* [Aim]
Take every line from the first down to the line with "import plotly.graph_objects as go" and set it down exactly, without the pictures.

- - - -

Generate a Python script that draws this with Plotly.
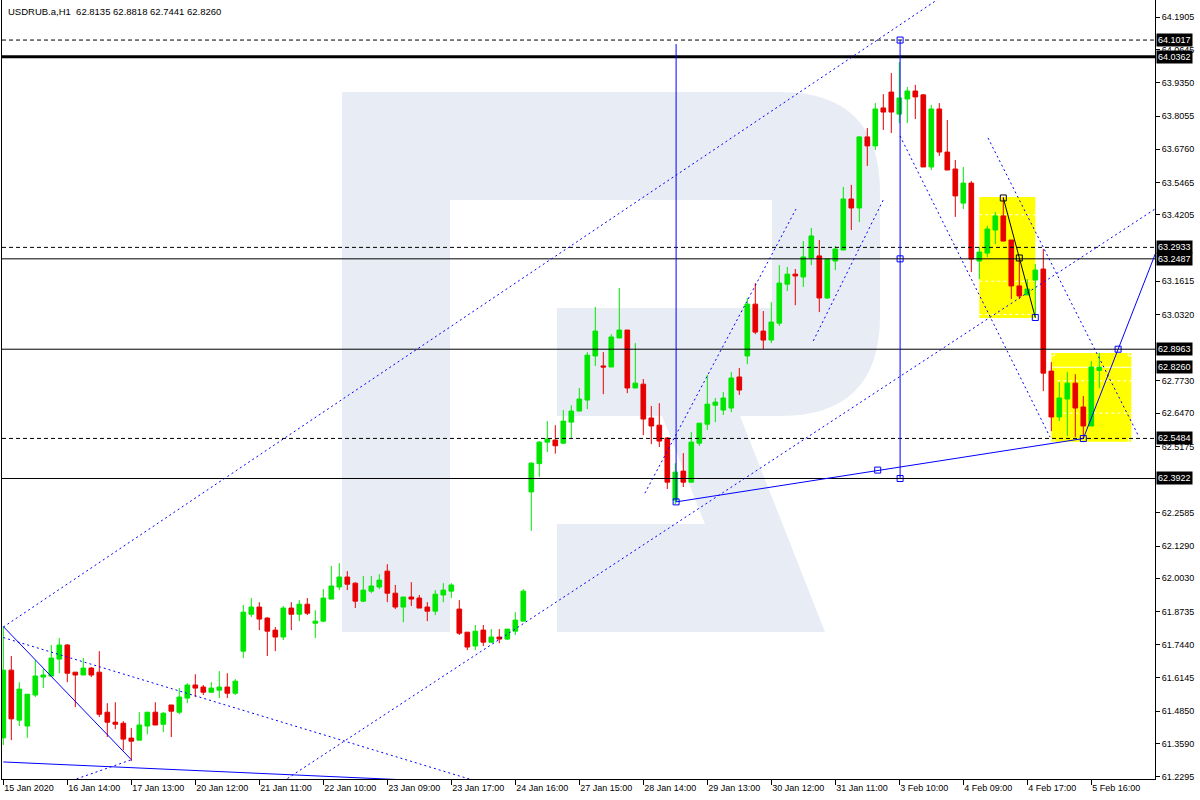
import plotly.graph_objects as go

# ---------------- data ----------------
bars = list(range(138))
opens = [61.381, 61.645, 61.450, 61.427, 61.548, 61.618, 61.622, 61.688, 61.743, 61.637,
         61.626, 61.653, 61.637, 61.481, 61.442, 61.438, 61.380, 61.372, 61.427, 61.481,
         61.434, 61.509, 61.481, 61.536, 61.587, 61.579, 61.559, 61.567, 61.579, 61.555,
         61.719, 61.863, 61.891, 61.848, 61.801, 61.774, 61.887, 61.863, 61.902, 61.828,
         61.836, 61.922, 61.969, 62.008, 61.984, 61.914, 61.953, 61.969, 62.031, 61.945,
         61.891, 61.930, 61.926, 61.891, 61.875, 61.938, 61.953, 61.883, 61.793, 61.739,
         61.801, 61.754, 61.774, 61.766, 61.797, 61.836, 62.340, 62.450, 62.534, 62.542,
         62.530, 62.612, 62.655, 62.698, 62.870, 62.831, 62.827, 62.940, 62.971, 62.745,
         62.760, 62.628, 62.600, 62.550, 62.308, 62.421, 62.378, 62.530, 62.604, 62.678,
         62.659, 62.667, 62.788, 62.870, 63.072, 62.967, 62.932, 62.998, 63.150, 63.189,
         63.178, 63.252, 63.260, 63.096, 63.240, 63.283, 63.482, 63.447, 63.724, 63.689,
         63.837, 63.899, 63.813, 63.872, 63.903, 63.888, 63.607, 63.833, 63.665, 63.599,
         63.466, 63.544, 63.240, 63.271, 63.361, 63.416, 63.322, 63.143, 63.108, 63.166,
         63.209, 62.811, 62.632, 62.702, 62.764, 62.671, 62.597, 62.8135]
highs = [61.813, 61.700, 61.598, 61.551, 61.684, 61.649, 61.743, 61.770, 61.746, 61.637,
         61.692, 61.657, 61.719, 61.516, 61.520, 61.446, 61.419, 61.481, 61.481, 61.520,
         61.481, 61.509, 61.575, 61.594, 61.629, 61.587, 61.598, 61.641, 61.633, 61.610,
         61.899, 61.926, 61.910, 61.852, 61.813, 61.895, 61.910, 61.918, 61.926, 61.879,
         61.961, 62.051, 62.062, 62.031, 61.988, 62.012, 62.012, 62.019, 62.058, 61.977,
         61.930, 61.988, 61.938, 61.910, 61.957, 61.984, 61.984, 61.918, 61.793, 61.821,
         61.821, 61.805, 61.805, 61.805, 61.871, 61.961, 62.456, 62.538, 62.616, 62.600,
         62.659, 62.678, 62.745, 62.885, 63.061, 62.885, 62.955, 63.135, 62.971, 62.920,
         62.780, 62.675, 62.686, 62.554, 62.452, 62.491, 62.573, 62.608, 62.796, 62.706,
         62.729, 62.807, 62.823, 63.096, 63.154, 63.045, 63.080, 63.224, 63.217, 63.209,
         63.318, 63.369, 63.322, 63.248, 63.299, 63.529, 63.537, 63.728, 63.759, 63.856,
         63.891, 63.973, 64.016, 63.919, 63.927, 63.891, 63.849, 63.856, 63.790, 63.634,
         63.607, 63.552, 63.295, 63.377, 63.431, 63.490, 63.322, 63.252, 63.170, 63.228,
         63.287, 62.846, 62.768, 62.807, 62.799, 62.714, 62.850, 62.8818]
lows = [61.353, 61.372, 61.427, 61.381, 61.540, 61.575, 61.622, 61.633, 61.598, 61.501,
        61.626, 61.618, 61.462, 61.384, 61.415, 61.333, 61.290, 61.372, 61.395, 61.431,
        61.403, 61.384, 61.473, 61.516, 61.540, 61.548, 61.559, 61.536, 61.536, 61.548,
        61.692, 61.852, 61.801, 61.700, 61.719, 61.762, 61.801, 61.836, 61.860, 61.770,
        61.832, 61.922, 61.957, 61.957, 61.887, 61.910, 61.945, 61.961, 61.910, 61.883,
        61.832, 61.895, 61.887, 61.836, 61.860, 61.910, 61.926, 61.782, 61.723, 61.723,
        61.739, 61.750, 61.750, 61.762, 61.782, 61.836, 62.188, 62.399, 62.495, 62.489,
        62.526, 62.550, 62.655, 62.663, 62.831, 62.721, 62.827, 62.940, 62.725, 62.745,
        62.561, 62.526, 62.515, 62.351, 62.292, 62.359, 62.378, 62.519, 62.581, 62.612,
        62.640, 62.651, 62.718, 62.838, 62.955, 62.897, 62.920, 62.987, 63.123, 63.068,
        63.139, 63.224, 63.041, 63.092, 63.205, 63.283, 63.361, 63.392, 63.611, 63.673,
        63.751, 63.739, 63.778, 63.778, 63.794, 63.607, 63.595, 63.650, 63.595, 63.412,
        63.443, 63.197, 63.170, 63.256, 63.306, 63.318, 63.092, 63.092, 63.108, 63.018,
        62.733, 62.577, 62.616, 62.558, 62.554, 62.550, 62.597, 62.7441]
closes = [61.645, 61.455, 61.571, 61.551, 61.622, 61.626, 61.692, 61.743, 61.633, 61.626,
          61.653, 61.626, 61.473, 61.442, 61.434, 61.376, 61.368, 61.431, 61.481, 61.431,
          61.477, 61.485, 61.540, 61.587, 61.575, 61.559, 61.575, 61.579, 61.555, 61.602,
          61.871, 61.891, 61.844, 61.797, 61.774, 61.887, 61.863, 61.902, 61.867, 61.836,
          61.926, 61.973, 62.008, 61.980, 61.914, 61.957, 61.973, 61.996, 61.945, 61.891,
          61.930, 61.922, 61.887, 61.875, 61.941, 61.957, 61.977, 61.789, 61.735, 61.797,
          61.754, 61.774, 61.766, 61.805, 61.840, 61.953, 62.452, 62.534, 62.546, 62.520,
          62.616, 62.655, 62.702, 62.873, 62.967, 62.827, 62.944, 62.971, 62.745, 62.764,
          62.624, 62.597, 62.538, 62.378, 62.417, 62.378, 62.534, 62.608, 62.682, 62.690,
          62.706, 62.784, 62.737, 63.072, 62.963, 62.932, 63.002, 63.154, 63.189, 63.182,
          63.256, 63.338, 63.096, 63.248, 63.287, 63.482, 63.447, 63.724, 63.689, 63.833,
          63.821, 63.821, 63.876, 63.903, 63.880, 63.607, 63.833, 63.665, 63.595, 63.494,
          63.544, 63.248, 63.275, 63.365, 63.416, 63.318, 63.143, 63.104, 63.131, 63.205,
          62.803, 62.632, 62.706, 62.764, 62.667, 62.597, 62.827, 62.8260]

time_tick_bars = [0, 8, 16, 24, 32, 40, 48, 56, 64, 72, 80, 88, 96, 104, 112, 120, 128, 136]
time_tick_labels = ["15 Jan 2020", "16 Jan 14:00", "17 Jan 13:00", "20 Jan 12:00", "21 Jan 11:00",
                    "22 Jan 10:00", "23 Jan 09:00", "23 Jan 17:00", "24 Jan 16:00", "27 Jan 15:00",
                    "28 Jan 14:00", "29 Jan 13:00", "30 Jan 12:00", "31 Jan 11:00", "3 Feb 10:00",
                    "4 Feb 09:00", "4 Feb 17:00", "5 Feb 16:00"]
price_ticks = [64.1905, 64.0645, 63.9350, 63.8055, 63.6760, 63.5465, 63.4205, 63.1615,
               63.0320, 62.7730, 62.6470, 62.5175, 62.2585, 62.1290, 62.0030,
               61.8735, 61.7440, 61.6145, 61.4850, 61.3590, 61.2295]

symbol_title = "USDRUB.a,H1  62.8135 62.8818 62.7441 62.8260"
bid_price = 62.8260

# horizontal price levels drawn on the chart
dashed_levels = [64.1017, 63.2933, 62.5484]
solid_levels = [63.2487, 62.8963, 62.3922]
thick_levels = [64.0362]

# drawn objects: (bar, price) anchor points
blue_solid_lines = [
    [(0, 61.815), (16, 61.296)],
    [(0, 61.287), (51, 61.216)],
    [(84.1, 62.301), (135, 62.548)],
    [(135, 62.548), (145, 63.348)],
    [(84.1, 62.301), (84.1, 64.086)],
    [(112.1, 64.1017), (112.1, 62.3922)],
]
black_solid_lines = [[(125, 63.486), (129, 63.020)]]
blue_dotted_lines = [
    [(0, 61.813), (120, 64.327)],
    [(0, 61.772), (60, 61.204)],
    [(9.17, 61.221), (15.96, 61.295)],
    [(35, 61.212), (145, 63.464)],
    [(80.2, 62.335), (99.09, 63.443)],
    [(101.25, 62.929), (109.99, 63.478)],
    [(112.09, 63.728), (130.84, 62.554)],
    [(123.09, 63.720), (141.84, 62.562)],
]
blue_anchor_bars = [84.1, 109.3, 135, 139.35, 112.1, 112.1, 112.1, 129]
blue_anchor_prices = [62.301, 62.425, 62.548, 62.8963, 64.1017, 63.2487, 62.3922, 63.020]
black_anchor_bars = [125, 127]
black_anchor_prices = [63.486, 63.252]
yellow_boxes = [((122, 129), (63.490, 63.018)), ((131, 141), (62.882, 62.535))]

# ---------------- styling / geometry ----------------
W, H = 1200, 800
ML, MR, MT, MB = 2, 45, 0, 21
PLOT_W = W - ML - MR
PLOT_H = H - MT - MB
BAR_PX = 8.0
X0 = -(3.3 - ML) / BAR_PX
X1 = X0 + PLOT_W / BAR_PX
Y_TOP, Y_BOT = 64.2579, 61.2205
GREEN, RED, BLUE = "#00e600", "#e60000", "#0000ff"
FONT = "Liberation Sans"


def paper(px, py):
    return (px - ML) / PLOT_W, (H - MB - py) / PLOT_H


def path_from(cmds):
    out = []
    for c in cmds:
        if c[0] == "Z":
            out.append("Z")
        elif c[0] == "Q":
            a = paper(c[1], c[2]); b = paper(c[3], c[4])
            out.append(f"Q{a[0]:.5f},{a[1]:.5f} {b[0]:.5f},{b[1]:.5f}")
        else:
            a = paper(c[1], c[2])
            out.append(f"{c[0]}{a[0]:.5f},{a[1]:.5f}")
    return " ".join(out)


shapes = []
# watermark logo (decoration)
logo_main = [("M", 342, 92), ("L", 780, 92), ("Q", 880, 92, 880, 192), ("L", 880, 316),
             ("Q", 880, 416, 780, 416), ("L", 557, 416), ("L", 557, 308), ("L", 772, 308),
             ("L", 772, 200), ("L", 450, 200), ("L", 450, 632), ("L", 342, 632), ("Z",)]
logo_leg = [("M", 662, 416), ("L", 740, 416), ("L", 825, 632), ("L", 557, 632),
            ("L", 557, 524), ("L", 705, 524), ("Z",)]
for p in (logo_main, logo_leg):
    shapes.append(dict(type="path", xref="paper", yref="paper", path=path_from(p),
                       fillcolor="#e8ecf4", line=dict(width=0), layer="below"))

# yellow boxes + white grid inside them
for (xa, xb), (ya, yb) in yellow_boxes:
    shapes.append(dict(type="rect", xref="x", yref="y", x0=xa, x1=xb, y0=ya, y1=yb,
                       fillcolor="#ffff00", line=dict(width=0), layer="below"))
    for t in price_ticks:
        if min(ya, yb) < t < max(ya, yb):
            shapes.append(dict(type="line", xref="x", yref="y", x0=xa, x1=xb, y0=t, y1=t,
                               line=dict(color="white", width=1, dash="3px,3px"), layer="below"))
    if min(ya, yb) < bid_price < max(ya, yb):
        shapes.append(dict(type="line", xref="x", yref="y", x0=xa, x1=xb, y0=bid_price, y1=bid_price,
                           line=dict(color="white", width=1), layer="below"))

for lv in dashed_levels:
    shapes.append(dict(type="line", xref="paper", yref="y", x0=0, x1=1, y0=lv, y1=lv,
                       line=dict(color="black", width=1, dash="4px,3px")))
for lv in solid_levels:
    shapes.append(dict(type="line", xref="paper", yref="y", x0=0, x1=1, y0=lv, y1=lv,
                       line=dict(color="black", width=1)))
for lv in thick_levels:
    shapes.append(dict(type="line", xref="paper", yref="y", x0=0, x1=1, y0=lv, y1=lv,
                       line=dict(color="black", width=3)))


def seg(pts, color, dash=None):
    (xa, ya), (xb, yb) = pts
    ln = dict(color=color, width=1)
    if dash:
        ln["dash"] = dash
    return dict(type="line", xref="x", yref="y", x0=xa, y0=ya, x1=xb, y1=yb, line=ln)


for pts in blue_dotted_lines:
    shapes.append(seg(pts, BLUE, "2px,3px"))
for pts in blue_solid_lines:
    shapes.append(seg(pts, BLUE))
for pts in black_solid_lines:
    shapes.append(seg(pts, "black"))

fig = go.Figure()
fig.add_trace(go.Candlestick(
    x=bars, open=opens, high=highs, low=lows, close=closes,
    increasing=dict(line=dict(color=GREEN, width=1), fillcolor=GREEN),
    decreasing=dict(line=dict(color=RED, width=1), fillcolor=RED),
    whiskerwidth=0, showlegend=False, hoverinfo="skip"))
fig.add_trace(go.Scatter(x=blue_anchor_bars, y=blue_anchor_prices, mode="markers",
                         marker=dict(symbol="square-open", size=6, color=BLUE, line=dict(width=1)),
                         showlegend=False, hoverinfo="skip"))
fig.add_trace(go.Scatter(x=black_anchor_bars, y=black_anchor_prices, mode="markers",
                         marker=dict(symbol="square-open", size=6, color="black", line=dict(width=1)),
                         showlegend=False, hoverinfo="skip"))
corner_x = [yellow_boxes[1][0][0], yellow_boxes[1][0][1], yellow_boxes[1][0][0], yellow_boxes[1][0][1]]
corner_y = [yellow_boxes[1][1][0], yellow_boxes[1][1][0], yellow_boxes[1][1][1], yellow_boxes[1][1][1]]
fig.add_trace(go.Scatter(x=corner_x, y=corner_y, mode="markers",
                         marker=dict(symbol="square-open", size=6, color="white", line=dict(width=1)),
                         showlegend=False, hoverinfo="skip"))

annotations = [dict(xref="paper", yref="paper", x=0, y=1, xanchor="left", yanchor="top",
                    xshift=4, yshift=-4, text=symbol_title, showarrow=False,
                    font=dict(family=FONT, size=9.5, color="black"))]
for lv in dashed_levels + solid_levels + thick_levels + [bid_price]:
    annotations.append(dict(xref="paper", yref="y", x=1, y=lv, xanchor="left", yanchor="middle",
                            xshift=1, text=f"{lv:.4f}", showarrow=False, bgcolor="black",
                            borderpad=1, font=dict(family=FONT, size=9, color="white")))

fig.update_layout(
    width=W, height=H, margin=dict(l=ML, r=MR, t=MT, b=MB),
    paper_bgcolor="white", plot_bgcolor="white", showlegend=False,
    font=dict(family=FONT, size=9, color="black"),
    boxgap=0.42, boxgroupgap=0,
    shapes=shapes, annotations=annotations,
    xaxis=dict(range=[X0, X1], rangeslider=dict(visible=False), showgrid=False, zeroline=False,
               tickmode="array", tickvals=time_tick_bars, ticktext=time_tick_labels,
               ticks="outside", ticklen=5, tickcolor="black", showline=True, linecolor="black",
               linewidth=1, ticklabelposition="outside right", tickfont=dict(family=FONT, size=9)),
    yaxis=dict(side="right", range=[Y_BOT, Y_TOP], tickmode="array", tickvals=price_ticks,
               tickformat=".4f", ticks="outside", ticklen=4, tickcolor="black", showline=True,
               linecolor="black", linewidth=1, mirror=True, showgrid=False, zeroline=False,
               tickfont=dict(family=FONT, size=9)),
)

fig.write_html("out.html", config={"displayModeBar": False},
               post_script="document.body.style.margin='0';document.body.style.padding='0';")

- - - -

* [Solution for this task]
Generate a Python script that draws this with Plotly.
import plotly.graph_objects as go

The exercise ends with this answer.